What's the second most annoying thing about writing a novel? No, really, they don't write themselves.
What the hardest thing about writing a novel? Actually turning your sexy outline into a real book. With words, and stuff.
Sure, you've got a really awesome outline, a notebook full of character sketches, and your work space is overflowing with "research" materials, but that blank page is still staring at you. Getting ready to write a book is one thing, but actually putting all the words down on the page--in the right order, more or less--can be even harder than coming up with a clever idea or two. Especially when you might have a full-time job already or a family that wants to see you at least once a month or more. How do these writers do it? How do they find the time and the persistence to actually finish a book?
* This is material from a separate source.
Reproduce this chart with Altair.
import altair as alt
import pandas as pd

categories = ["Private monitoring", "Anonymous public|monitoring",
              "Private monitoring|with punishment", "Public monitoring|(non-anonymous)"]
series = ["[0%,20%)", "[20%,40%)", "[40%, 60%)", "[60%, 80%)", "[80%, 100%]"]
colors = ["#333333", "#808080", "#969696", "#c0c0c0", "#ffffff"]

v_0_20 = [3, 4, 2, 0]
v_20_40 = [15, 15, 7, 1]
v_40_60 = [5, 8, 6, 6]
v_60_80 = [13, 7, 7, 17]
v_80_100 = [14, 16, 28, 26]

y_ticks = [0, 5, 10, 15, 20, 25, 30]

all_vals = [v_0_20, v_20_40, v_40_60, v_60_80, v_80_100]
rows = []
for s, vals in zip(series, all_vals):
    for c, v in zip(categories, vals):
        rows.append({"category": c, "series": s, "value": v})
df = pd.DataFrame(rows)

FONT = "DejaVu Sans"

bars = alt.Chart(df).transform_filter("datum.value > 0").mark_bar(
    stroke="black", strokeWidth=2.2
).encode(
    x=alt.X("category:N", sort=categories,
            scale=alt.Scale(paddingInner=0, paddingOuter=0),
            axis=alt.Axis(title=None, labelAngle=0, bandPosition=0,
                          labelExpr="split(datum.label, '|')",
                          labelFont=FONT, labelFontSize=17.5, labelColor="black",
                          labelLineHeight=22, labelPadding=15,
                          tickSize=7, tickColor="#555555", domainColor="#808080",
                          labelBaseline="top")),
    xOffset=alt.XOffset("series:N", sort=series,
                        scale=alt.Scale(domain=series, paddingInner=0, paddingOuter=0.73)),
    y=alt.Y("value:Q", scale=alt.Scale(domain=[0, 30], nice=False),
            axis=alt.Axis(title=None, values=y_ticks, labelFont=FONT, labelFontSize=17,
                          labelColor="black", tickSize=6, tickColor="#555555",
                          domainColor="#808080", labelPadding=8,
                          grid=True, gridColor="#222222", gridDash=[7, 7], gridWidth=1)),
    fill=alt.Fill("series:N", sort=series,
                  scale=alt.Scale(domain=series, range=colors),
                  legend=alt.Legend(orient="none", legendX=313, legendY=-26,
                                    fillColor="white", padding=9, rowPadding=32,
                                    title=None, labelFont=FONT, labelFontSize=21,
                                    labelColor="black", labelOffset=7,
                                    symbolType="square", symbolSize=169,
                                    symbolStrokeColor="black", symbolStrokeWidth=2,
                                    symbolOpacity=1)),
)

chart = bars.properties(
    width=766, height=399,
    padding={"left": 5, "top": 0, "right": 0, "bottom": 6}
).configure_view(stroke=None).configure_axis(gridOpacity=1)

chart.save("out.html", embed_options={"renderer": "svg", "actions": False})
Finish Your Novel! is the guidebook for getting all that work done. Here are tips to get from Plot Point A to B to R without getting too distracted along the way, as well as methods to find a rhythm and make it yours. Plus charts and boxes and stuff that will round out a full call to action. A call that will help you finish that novel!
Mark Teppo
Mark Teppo is the author of the Codex of Souls urban fantasy series and the hypertext dream narrative The Potemkin Mosaic. He is also a co-author of The Mongoliad trilogy. His next book is an eco-thriller entitled Earth Thirst.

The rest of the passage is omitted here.